▶ [Exercise description]
Without the pictures, return all of the material exactly as written.

▶ [Data shown]

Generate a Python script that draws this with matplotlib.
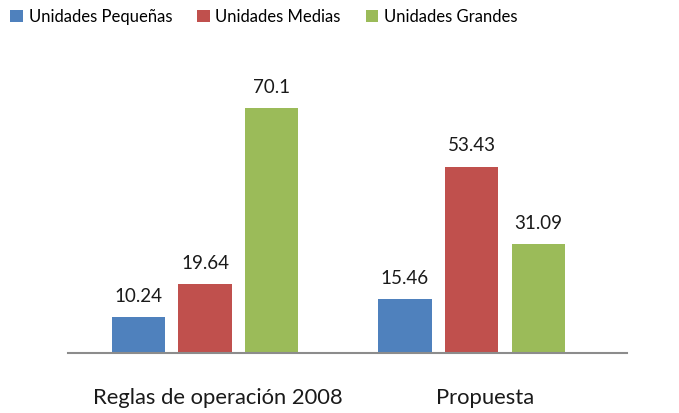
import matplotlib
matplotlib.use("Agg")
import matplotlib.pyplot as plt
import matplotlib.transforms as mtransforms
import numpy as np

categories = ["Reglas de operación 2008", "Propuesta"]
series_names = ["Unidades Pequeñas", "Unidades Medias", "Unidades Grandes"]
pequenas = [10.24, 15.46]
medias = [19.64, 53.43]
grandes = [70.1, 31.09]
value_labels = [["10.24", "15.46"], ["19.64", "53.43"], ["70.1", "31.09"]]

colors = ["#4F81BD", "#C0504D", "#9BBB59"]
plt.rcParams["font.family"] = ["Lato", "DejaVu Sans"]

fig = plt.figure(figsize=(6.79, 4.13), dpi=100)
ax = fig.add_axes([68 / 679, 60 / 413, 559 / 679, 303 / 413])

x = np.arange(len(categories))
width = 0.2
offsets = [-0.25, 0.0, 0.25]
for vals, labs, off, col, name in zip([pequenas, medias, grandes], value_labels,
                                      offsets, colors, series_names):
    bars = ax.bar(x + off, vals, width, color=col, label=name, zorder=2)
    ax.bar_label(bars, labels=labs, padding=9, fontsize=13.5, color="#1a1a1a")

ax.set_xlim(-0.514, 1.583)
ax.set_ylim(0, 303 / 3.49)
for side in ["top", "right", "left"]:
    ax.spines[side].set_visible(False)
ax.spines["bottom"].set_color("#8c8c8c")
ax.spines["bottom"].set_linewidth(1.5)
ax.set_yticks([])
ax.set_xticks(x)
ax.set_xticklabels(categories, fontsize=15.8, color="#1a1a1a")
ax.tick_params(axis="x", length=0, pad=25)

# category labels sit a little right of the group centre in the original
shift = mtransforms.ScaledTranslation(13 / 100, 0, fig.dpi_scale_trans)
for lab in ax.get_xticklabels():
    lab.set_transform(lab.get_transform() + shift)

fig.legend(loc="upper left", bbox_to_anchor=(-0.007, 1.015), ncol=3, frameon=False,
           fontsize=12, handlelength=0.75, handleheight=0.75, handletextpad=0.35,
           columnspacing=1.5)

fig.savefig("out.png", dpi=100)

▶ [Task response]
Generate a Python script that draws this with matplotlib.
import matplotlib
matplotlib.use("Agg")
import matplotlib.pyplot as plt
import matplotlib.transforms as mtransforms
import numpy as np

categories = ["Reglas de operación 2008", "Propuesta"]
series_names = ["Unidades Pequeñas", "Unidades Medias", "Unidades Grandes"]
pequenas = [10.24, 15.46]
medias = [19.64, 53.43]
grandes = [70.1, 31.09]
value_labels = [["10.24", "15.46"], ["19.64", "53.43"], ["70.1", "31.09"]]

colors = ["#4F81BD", "#C0504D", "#9BBB59"]
plt.rcParams["font.family"] = ["Lato", "DejaVu Sans"]

fig = plt.figure(figsize=(6.79, 4.13), dpi=100)
ax = fig.add_axes([68 / 679, 60 / 413, 559 / 679, 303 / 413])

x = np.arange(len(categories))
width = 0.2
offsets = [-0.25, 0.0, 0.25]
for vals, labs, off, col, name in zip([pequenas, medias, grandes], value_labels,
                                      offsets, colors, series_names):
    bars = ax.bar(x + off, vals, width, color=col, label=name, zorder=2)
    ax.bar_label(bars, labels=labs, padding=9, fontsize=13.5, color="#1a1a1a")

ax.set_xlim(-0.514, 1.583)
ax.set_ylim(0, 303 / 3.49)
for side in ["top", "right", "left"]:
    ax.spines[side].set_visible(False)
ax.spines["bottom"].set_color("#8c8c8c")
ax.spines["bottom"].set_linewidth(1.5)
ax.set_yticks([])
ax.set_xticks(x)
ax.set_xticklabels(categories, fontsize=15.8, color="#1a1a1a")
ax.tick_params(axis="x", length=0, pad=25)

# category labels sit a little right of the group centre in the original
shift = mtransforms.ScaledTranslation(13 / 100, 0, fig.dpi_scale_trans)
for lab in ax.get_xticklabels():
    lab.set_transform(lab.get_transform() + shift)

fig.legend(loc="upper left", bbox_to_anchor=(-0.007, 1.015), ncol=3, frameon=False,
           fontsize=12, handlelength=0.75, handleheight=0.75, handletextpad=0.35,
           columnspacing=1.5)

fig.savefig("out.png", dpi=100)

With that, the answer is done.